Белинский высоко ценил это качество своего друга. Для Тургенева и многих его
современников, после народа, ничего более важного и более достойного внимания
и изучения, чем русская литература, вовсе и не существовало в России: ее одну
они там и видели и на нее возлагали все свои надежды. Другие голоса, которые
рядом с нею неслись оттуда и подчас настойчиво требовали внимания и уважения
к себе, проходили без отзвука в их мысли. Для Тургенева — да, повторяю, и для
многих других еще за ним— следить за русской литературой значило следить за
первенствующим (если не единственным) воспитывающим и цивилизующим
элементом в России.
Убеждение это связывалось еще с представлением дельного литератора как
неизбежно высоконравственного лица; занятие литературой, казалось всем, требует прежде всего чистых рук и возвышенного характера. Можно было бы
242
привести много примеров, где это мнение высказывалось от имени публики.

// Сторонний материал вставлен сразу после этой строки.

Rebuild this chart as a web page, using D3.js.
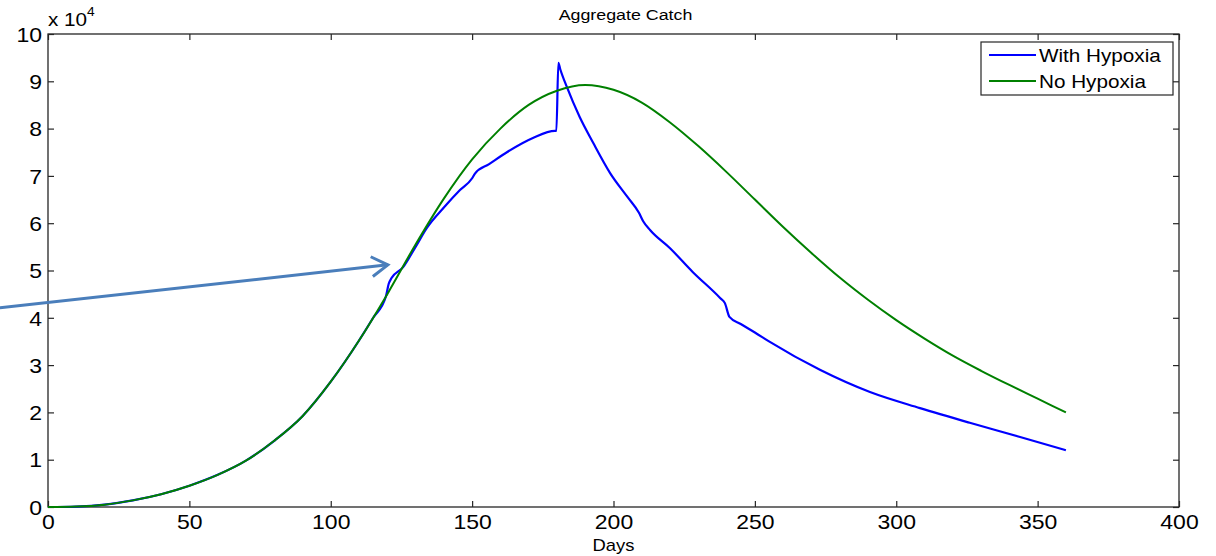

Гоголь, которого нельзя упрекнуть в потворстве литераторам, рассказал в своей
известной «Переписке» случай, когда одного какого-то писателя, провинившегося
неблаговидным поступком в провинции, неизвестный член общества остановил
строгим выговором, который кончался замечанием: «А еще литератор!» Тургенев
подтверждал свое страстное чувство к литературе и свои заботы о ней на самом
деле. Многие из его товарищей, видевшие возникновение «Современника» 1847
года, должны еще помнить, как хлопотал Тургенев об основании этого органа, сколько потратил он труда, помощи советом и делом на его распространение и
укрепление. Первые №№ «Современника» содержат, кроме начала «Записок
охотника», еще несколько исторических и критических заметок Тургенева, не
попадавших в полное собрание его сочинений [310]. Кстати сказать: эстетические
и полемические заметки Тургенева носили всегда какой-то характер междуделья, отличались умом, но никогда не обладали той полнотой содержания, которая
необходима для того, чтобы сказанное слово осталось в памяти людей. То же
самое суждение может быть приложено и к его позднейшим объяснениям с
критиками и недоброжелателями, к его исповедям своих мнений (professions de foi), поправкам и дополнениям его созерцаний и проч. [311]. Они не
удовлетворяли ни тех, к кому относились, ни публику, которая следила за его
мнениями. Тургенев овладевал вполне своими темами и становился
убедительным только тогда, когда разъяснял предметы и самого себя на арене
художественного творчества. Русская литература, прикрепленная тогда
исключительно к этой арене и к разным обширным и мелким ее отделам, становилась таким важным жизненным явлением, что за нею в глазах Тургенева
должно было пропасть и пропадало все, что делалось другого на родине.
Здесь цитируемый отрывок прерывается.